8/10
Stunning Location Scenery Is the High Point
25 January 2015
Warning: Spoilers
Carol Dempster was a protégé of D.W. Griffith's and many people felt at the time she didn't help his career. She was just an ordinary actress, there was nothing special about her that made her memorable in the way of Lillian Gish and Mae Marsh and many critics of the time felt that Griffith was trying to turn her into another of his stellar creations but she just didn't have what it takes. She even appeared in a mediocre retelling of "Broken Blossoms" entitled "Dream Street"(1921). At the time she really divided critics with most not warming to her at all and regarding "The Love Flower", her first starring role as a film unworthy of the Griffith name.

The film's theme is that peace and tolerance are only possible away from the madding crowd and love will "forgive these deeds done for it's sake". Carol plays Stella Bevan who, along with her father Thomas, lives on a beautiful island. A typical Griffith title designed to show the lengths Carol will go to, to support her father - "How many deeds have been committed by women in the name of love". Clara Bevan's (Florence Short) ideal life does not include the humdrum existence of a Caribbean island village or the care of a lovely step daughter, even though the step daughter is prone to leaping about and dancing at the drop of a hat ("stop jumping around and behaving like an idiot"). Clara has her hands full but she still has time to "turn to follies that are not unseen by the servants" - namely a lover!!

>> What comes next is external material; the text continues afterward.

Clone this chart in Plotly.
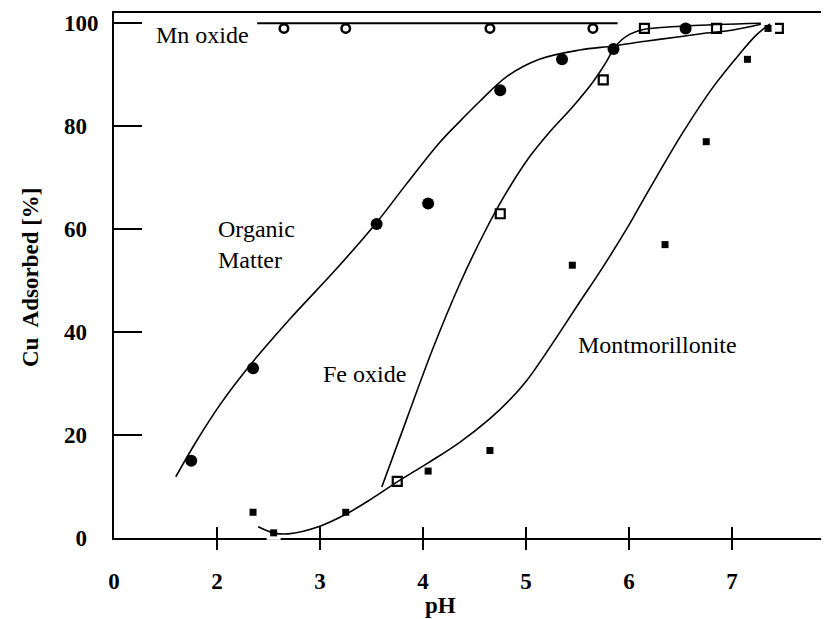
import plotly.graph_objects as go

# ---------------- data ----------------
# measured points
om_ph = [1.75, 2.35, 3.55, 4.05, 4.75, 5.35, 5.85, 6.55]
om_cu = [15, 33, 61, 65, 87, 93, 95, 99]

mn_ph = [2.65, 3.25, 4.65, 5.65]
mn_cu = [99, 99, 99, 99]

fe_ph = [3.75, 4.75, 5.75, 6.15, 6.85, 7.45]
fe_cu = [11, 63, 89, 99, 99, 99]

mt_ph = [2.35, 2.55, 3.25, 4.05, 4.65, 5.45, 6.35, 6.75, 7.15, 7.35]
mt_cu = [5, 1, 5, 13, 17, 53, 57, 77, 93, 99]

# hand-drawn fitted curves (traced)
om_curve_ph = [1.60, 1.80, 2.04, 2.33, 2.71, 3.16, 3.55, 3.84, 4.16, 4.36, 4.55, 4.81,
               5.13, 5.52, 5.85, 6.16, 6.49, 6.75, 7.01, 7.28]
om_curve_cu = [11.9, 18.8, 26.2, 33.8, 42.6, 52.3, 61.3, 68.8, 76.8, 81.0, 84.8, 89.6,
               93.0, 94.8, 95.6, 96.5, 97.4, 98.1, 98.7, 99.8]

fe_curve_ph = [3.60, 3.84, 4.10, 4.36, 4.60, 4.80, 5.04, 5.23, 5.45, 5.65, 5.78, 5.85,
               5.93, 6.01, 6.14, 6.57, 7.28]
fe_curve_cu = [9.9, 23.0, 37.0, 49.5, 59.5, 66.8, 74.2, 78.9, 83.7, 88.6, 92.5, 95.0,
               96.8, 97.9, 98.8, 99.5, 100.0]

mt_curve_ph = [2.40, 2.55, 2.69, 3.00, 3.25, 3.50, 3.75, 4.05, 4.35, 4.65, 4.85, 5.00,
               5.15, 5.33, 5.52, 5.72, 5.97, 6.19, 6.53, 6.82, 7.08, 7.24, 7.37]
mt_curve_cu = [2.2, 1.0, 0.8, 2.3, 4.6, 7.6, 10.9, 14.6, 18.5, 23.2, 27.0, 30.4,
               34.6, 40.0, 45.8, 51.8, 59.8, 67.5, 79.0, 87.7, 94.2, 97.8, 99.9]

mn_line_ph = [2.39, 5.89]
mn_line_cu = [100, 100]

# axis ticks
x_tick_vals = [1, 2, 3, 4, 5, 6, 7]
x_tick_text = ["0", "2", "3", "4", "5", "6", "7"]
x_mark_vals = [2, 3, 4, 5, 6, 7]
y_tick_vals = [0, 20, 40, 60, 80, 100]
y_tick_text = ["0\u2002", "20\u2002", "40\u2002", "60\u2002", "80\u2002", "100"]

X_RANGE = [1, 7.942]
Y_RANGE = [0, 102]

SERIF = "Liberation Serif, Times New Roman, serif"
BLACK = "#000000"

fig = go.Figure()

# Fe oxide squares (drawn first, partly hidden by later marks)
fig.add_trace(go.Scatter(x=fe_ph, y=fe_cu, mode="markers", cliponaxis=False,
                         marker=dict(symbol="square", size=9, color="white",
                                     line=dict(color=BLACK, width=2.2)),
                         showlegend=False, hoverinfo="skip"))
# white halo of the montmorillonite markers
fig.add_trace(go.Scatter(x=mt_ph, y=mt_cu, mode="markers", cliponaxis=False,
                         marker=dict(symbol="square", size=14, color="white",
                                     line=dict(width=0)),
                         showlegend=False, hoverinfo="skip"))
# curves
for cx, cy in [(om_curve_ph, om_curve_cu), (fe_curve_ph, fe_curve_cu),
               (mt_curve_ph, mt_curve_cu)]:
    fig.add_trace(go.Scatter(x=cx, y=cy, mode="lines",
                             line=dict(color=BLACK, width=1.6, shape="spline",
                                       smoothing=1.0),
                             showlegend=False, hoverinfo="skip"))
fig.add_trace(go.Scatter(x=mn_line_ph, y=mn_line_cu, mode="lines",
                         line=dict(color=BLACK, width=2),
                         showlegend=False, hoverinfo="skip"))
# montmorillonite
fig.add_trace(go.Scatter(x=mt_ph, y=mt_cu, mode="markers", cliponaxis=False,
                         marker=dict(symbol="square", size=7, color=BLACK,
                                     line=dict(width=0)),
                         showlegend=False, hoverinfo="skip"))
# organic matter
fig.add_trace(go.Scatter(x=om_ph, y=om_cu, mode="markers", cliponaxis=False,
                         marker=dict(symbol="circle", size=12, color=BLACK,
                                     line=dict(width=0)),
                         showlegend=False, hoverinfo="skip"))
# Mn oxide
fig.add_trace(go.Scatter(x=mn_ph, y=mn_cu, mode="markers", cliponaxis=False,
                         marker=dict(symbol="circle-open", size=8.5, color=BLACK,
                                     line=dict(color=BLACK, width=2.5)),
                         showlegend=False, hoverinfo="skip"))
# empty traces for the tick-only overlay axes
for ax in ["x2", "x3"]:
    fig.add_trace(go.Scatter(x=[], y=[], xaxis=ax, yaxis="y", showlegend=False,
                             hoverinfo="skip"))

label_font = dict(family=SERIF, size=24, color=BLACK)
tick_font = dict(family=SERIF, size=23, color=BLACK, weight="bold")

# the page adds an 8px body margin, so the figure is 8px smaller and offset
fig.update_layout(
    width=821, height=611,
    margin=dict(l=106, r=0, t=5, b=81),
    paper_bgcolor="white", plot_bgcolor="white",
    showlegend=False,
    xaxis=dict(range=X_RANGE, tickmode="array", tickvals=x_tick_vals,
               ticktext=x_tick_text, ticks="", tickfont=tick_font,
               ticklabelstandoff=21,
               showline=True, linecolor=BLACK, linewidth=2, mirror=True,
               showgrid=False, zeroline=False, layer="below traces"),
    xaxis2=dict(range=X_RANGE, overlaying="x", anchor="y", side="bottom",
                tickmode="array", tickvals=x_mark_vals, ticks="outside",
                ticklen=11, tickwidth=2, tickcolor=BLACK, showticklabels=False,
                showline=False, showgrid=False, zeroline=False,
                layer="below traces"),
    xaxis3=dict(range=X_RANGE, overlaying="x", anchor="y", side="bottom",
                tickmode="array", tickvals=x_mark_vals, ticks="inside",
                ticklen=11, tickwidth=2, tickcolor=BLACK, showticklabels=False,
                showline=False, showgrid=False, zeroline=False,
                layer="below traces"),
    yaxis=dict(range=Y_RANGE, tickmode="array", tickvals=y_tick_vals,
               ticktext=y_tick_text,
               ticks="inside", ticklen=28, tickwidth=2, tickcolor=BLACK,
               tickfont=tick_font, ticklabelstandoff=9,
               showline=True, linecolor=BLACK, linewidth=2,
               showgrid=False, zeroline=False, layer="below traces"),
)

# text labels
fig.add_annotation(x=1.861, y=97.7, xref="x", yref="y", text="Mn oxide",
                   showarrow=False, font=label_font, xanchor="center", yanchor="middle")
fig.add_annotation(x=1.99, y=57.0, xref="x", yref="y", text="Organic<br>Matter",
                   showarrow=False, font=label_font, xanchor="left", yanchor="middle",
                   align="left")
fig.add_annotation(x=3.428, y=31.8, xref="x", yref="y", text="Fe oxide",
                   showarrow=False, font=label_font, xanchor="center", yanchor="middle")
fig.add_annotation(x=6.279, y=37.5, xref="x", yref="y", text="Montmorillonite",
                   showarrow=False, font=label_font, xanchor="center", yanchor="middle")

# axis titles
fig.add_annotation(x=-0.1175, y=0.497, xref="paper", yref="paper",
                   text="Cu  Adsorbed [%]", textangle=-90, showarrow=False,
                   font=tick_font, xanchor="center", yanchor="middle")
fig.add_annotation(x=(440 - 114) / 715, y=-0.128, xref="paper", yref="paper",
                   text="pH", showarrow=False, font=tick_font,
                   xanchor="center", yanchor="middle")

fig.write_html("out.html")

Bevan is tipped off, there is a scuffle and soon father and daughter are on the run, chased by a private detective (Anders Randolph, in a solid part) who has been told by hysterical Clara that the victim was killed without cause. Always being pursued, with wanted posters following them whenever they try to moor at big ports. Bevan and Stella finally arrive at a small South Sea island. There are some provocative shots of a graceful Miss Dempster high diving into the water with some very interesting under water swimming sequences. Meanwhile wealthy Jerry Treverton (Richard Barthelmess)is following in the footsteps of R. L. Stevenson in exploring the South Seas. He meets Stella and it is love at first sight for both of them but he is the accidental means of putting the detective on the fugitive's tail - and Stella can't forgive that.

The film has some beautiful location shooting (Florida, the Bahamas) which is the highlight, with the beaches and the rocky crags, along with the very attractive Miss Dempster. But even the presence of Randolph and Barthelmess is not enough to save the film from the big minus of over acting!! When Florence Short realises her lover is dead she tears out her hair and behaves like a crazy person but Dempster is the one who doesn't seem to have been given any acting guidance apart from being told to look searchingly into the camera!! In one scene she tells her father "I've seen a man", the father looks worried and says "did he look like an officer" to which she giggles, gives him a hug and then dances off!!

Once the officer arrives on the island Stella feels, to save her father, she must kill the officer - making it look like an accident of course!! Using her swimming skills, she attempts to drown him by dragging him under the water - he is convinced it is an octopus!! As a last resort she tries to persuade him to cross a rickety foot bridge that she has already tampered with - the girl definitely needs psychiatric help!!

It was only towards the end of her career that Carol Dempster really found her acting feet. With solid roles in "Isn't Life Wonderful" and "The Sorrows of Satan", unfortunately it was too late with Griffith almost at the end of his career and Carol not caring enough about acting to carry on without him.